Well, _there's your problem_!

New chains _are not_ lubed. They have an oily/waxy/greasy rust preventative coating on them. But it's not really an adequate lube for use. 

So, you definitely need to put proper lube onto a new chain. Tri Flow, Chain-L, chain wax.... choose your weapon and get busy. Bet that solves the noise and makes for much nicer shifting.

The only "disservice" of lubing too much or too soon is wasting lube and that you'll probably get a lot of spray off the chain, onto the frame, wheels and everything else. Wipe off the excess well with a paper towel or rag to prevent that. Too little or too long between cleaning and lubing will lead to faster chain, cassette and chainring wear... plus the noises you are hearing and poor shifting.

If you get Chain-L, I recommend taking the bike outside to put it on... The stuff has a strong smell initially! 

There are directions on the website and with the products, but in case you aren't familiar with lubing a chain... 

With the chain reasonably clean, put a drop on each link right at the connecting pin. With Chain-L it's thick, so penetrates into the chain best on a warm day. You can use a hair dryer to warm the chain in advance and/or warm the lube to help it penetrate better, especially in cooler weather. Once you have the entire chain thoroughly lubed, let it sit for 15 minutes or half an hour so the lube can penetrate some more, then go back and use a paper towel or rag and wipe off excess. Chain-L stays on very well in all but the worst weather. I'm not a high mileage rider, and pretty much fair weather only, so only need to re-lube with it a few times a year. Your needs will probably vary, depending upon how many miles you put on and if you are often out in nastier weather. 

If "new drivetrain" also includes new cables and housings, watch for "cable stretch", too. This typically is not actually "stretch" at all, but new housings settling fully into all the mounting points, etc. No matter, the result is the same... Some fine adjustments are often needed the first few hundred miles. It's easy on the rear derailleur, with its barrell adjuster. Front derailleur usually doesn't have an adjuster, unless you have one added inline in the cable.


----------



## rx-79g (Sep 14, 2010)

*Weird advice in this thread.*

New chains come lubed - it's a very good lube, much like the wax that people used to go to great pains to apply. When in doubt, Sheldon is right. However, it is only good for about 200 miles, tops. So lube your chain.

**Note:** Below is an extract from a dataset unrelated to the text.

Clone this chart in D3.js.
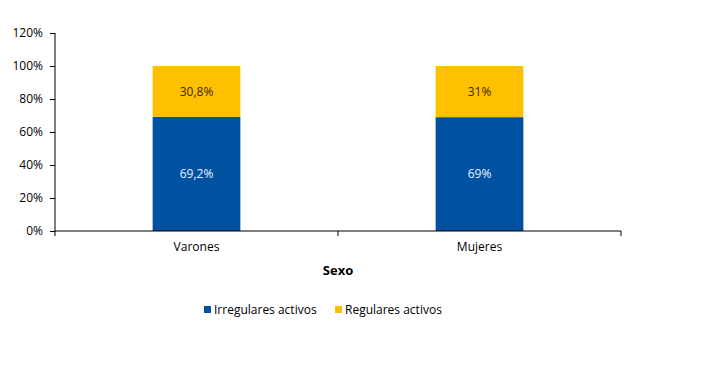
<!DOCTYPE html>
<html>
<head>
<meta charset="utf-8">
<script src="https://cdn.jsdelivr.net/npm/d3@7"></script>
<style>
  body { margin: 0; background: #fff; }
  text { font-family: "Open Sans", "Noto Sans", sans-serif; }
  .axis path, .axis line { stroke: #000; }
</style>
</head>
<body>
<svg class="chart" width="712" height="367"></svg>
<script>
/* data */
var categories = ["Varones", "Mujeres"];
var series = ["Irregulares activos", "Regulares activos"];
var irregulares = [69.2, 69];
var regulares = [30.8, 31];
var labelsIrr = ["69,2%", "69%"];
var labelsReg = ["30,8%", "31%"];
var yTicks = [0, 20, 40, 60, 80, 100, 120];
var colors = ["#0051A0", "#FFC000"];

var svg = d3.select(".chart"),
    margin = {top: 33, right: 91, bottom: 136, left: 55},
    width = +svg.attr("width") - margin.left - margin.right,
    height = +svg.attr("height") - margin.top - margin.bottom;

var x = d3.scaleBand().domain(categories).range([0, width]).paddingInner(0).paddingOuter(0),
    y = d3.scaleLinear().domain([0, 120]).range([height, 0]);

var g = svg.append("g")
    .attr("transform", "translate(" + margin.left + "," + margin.top + ")");

/* stack the two series */
var rows = categories.map(function(c, i) {
  return {cat: c, irr: irregulares[i], reg: regulares[i], li: labelsIrr[i], lr: labelsReg[i]};
});
var stack = d3.stack().keys(["irr", "reg"]);
var layers = stack(rows);

var barW = x.bandwidth() * 0.31;

var layer = g.selectAll(".layer")
  .data(layers)
  .enter().append("g")
    .attr("class", "layer")
    .attr("fill", function(d, i) { return colors[i]; });

layer.selectAll("rect")
  .data(function(d) { return d; })
  .enter().append("rect")
    .attr("x", function(d) { return x(d.data.cat) + (x.bandwidth() - barW) / 2; })
    .attr("y", function(d) { return y(d[1]); })
    .attr("width", barW)
    .attr("height", function(d) { return y(d[0]) - y(d[1]); });

layer.selectAll("text")
  .data(function(d, i) { return d.map(function(p) { p.k = i; return p; }); })
  .enter().append("text")
    .attr("x", function(d) { return x(d.data.cat) + x.bandwidth() / 2; })
    .attr("y", function(d) { return y((d[0] + d[1]) / 2); })
    .attr("dy", "0.35em")
    .attr("text-anchor", "middle")
    .attr("font-size", 12)
    .attr("fill", function(d) { return d.k === 0 ? "#EAF2FF" : "#3a2a00"; })
    .text(function(d) { return d.k === 0 ? d.data.li : d.data.lr; });

/* y axis */
var yAxis = g.append("g")
    .attr("class", "axis axis--y")
    .call(d3.axisLeft(y).tickValues(yTicks).tickSize(5).tickSizeOuter(0)
      .tickFormat(function(d) { return d + "%"; }));
yAxis.selectAll("text").attr("font-size", 12).attr("fill", "#000").attr("x", -12);
yAxis.select(".domain").attr("d", "M0," + height + "V0");

/* x axis: ticks on the category boundaries */
var xAxis = g.append("g")
    .attr("class", "axis axis--x")
    .attr("transform", "translate(0," + height + ")");
xAxis.append("line").attr("x1", 0).attr("x2", width).attr("y1", 0).attr("y2", 0).attr("stroke", "#000");
var bounds = [0].concat(categories.map(function(c) { return x(c) + x.bandwidth(); }));
xAxis.selectAll(".bt")
  .data(bounds)
  .enter().append("line")
    .attr("class", "bt")
    .attr("x1", function(d) { return d; })
    .attr("x2", function(d) { return d; })
    .attr("y1", 0).attr("y2", 5)
    .attr("stroke", "#000");
xAxis.selectAll(".cl")
  .data(categories)
  .enter().append("text")
    .attr("class", "cl")
    .attr("x", function(d) { return x(d) + x.bandwidth() / 2; })
    .attr("y", 20)
    .attr("text-anchor", "middle")
    .attr("font-size", 12)
    .text(function(d) { return d; });

/* axis title */
svg.append("text")
    .attr("x", margin.left + width / 2)
    .attr("y", 275)
    .attr("text-anchor", "middle")
    .attr("font-size", 13)
    .attr("font-weight", "bold")
    .text("Sexo");

/* legend */
var legendX = [204, 335];
var legend = svg.selectAll(".legend")
  .data(series)
  .enter().append("g")
    .attr("class", "legend")
    .attr("transform", function(d, i) { return "translate(" + legendX[i] + ",310)"; });
legend.append("rect")
    .attr("x", 0).attr("y", -4)
    .attr("width", 7).attr("height", 7)
    .attr("fill", function(d, i) { return colors[i]; });
legend.append("text")
    .attr("x", 10)
    .attr("dy", "0.35em")
    .attr("font-size", 12)
    .text(function(d) { return d; });
</script>
</body>
</html>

You can't "re-align" your derailleur hanger on the majority of bikes - aluminum, carbon and titanium hangers will break before they will bend. However, it rarely matters. Most rear derailleurs aren't perfectly square to the frame, and it won't matter that much.


In all likelihood, your indexing adjustment is off from new cable stretch. Modern shift systems are so good that the system will behave fine even if the derailleur isn't lining up on the cog above it perfectly. They will make noise, though. You can check this without cranking the bike - put the rear derailleur in one of the middle cogs and look at how the chain comes off the top jockey pulley and onto the cog. If it isn't nicely aligned, turn the cable tension adjustment barrel in the direction you need the derailleur to go. You can set up 95% of derailleur adjustments without turning the crank by simply looking at how the parts line up.

If not that, then maybe the B-tension, but I doubt it. The Rival derailleur doesn't require that much B-tension to make it over most cassettes.


Some people apparently get insulted when I say this, but please don't: But a mechanic's shop manual. The problem with asking for advice online is that people make all sorts of assumptions about what you understand and have already checked. The manual will lay out the best practices and step you through troubleshooting in a logical manner so the first thing your looking at isn't hanger alignment.

If you need to take it back to the shop (and if you've been screwing around with the wrong adjustments, that's going to get more likely), make sure they show you what the problem was and how they fixed it. That's the best way to learn.


----------



## Amfoto1 (Feb 16, 2010)

rx-79g said:


> You can't "re-align" your derailleur hanger on the majority of bikes - aluminum, carbon and titanium hangers will break before they will bend. However, it rarely matters. Most rear derailleurs aren't perfectly square to the frame, and it won't matter that much.


Huh? I regularly do hanger realignments on all sorts of frames - steel, alu, CF, Ti. In fact probably 90% are off a little to a lot, brand new and right out of the box. It's the very first thing I check before starting assembly. Haven't broken one yet, but I'm very careful. Many or even most _hangers_ are replaceable and made of aluminum (no matter what the rest of the frame is made of) specifically to allow for alignment. You do have to be careful about the brackets the hanger mounts to... those are often CF, Ti or alu, depending upon the frame materials.

You cannot align "by eye", it's not accurate enough. You have to use a tool for the purpose. The Park Tool is one, and would serve dual purpose well as a weapon, if needed. 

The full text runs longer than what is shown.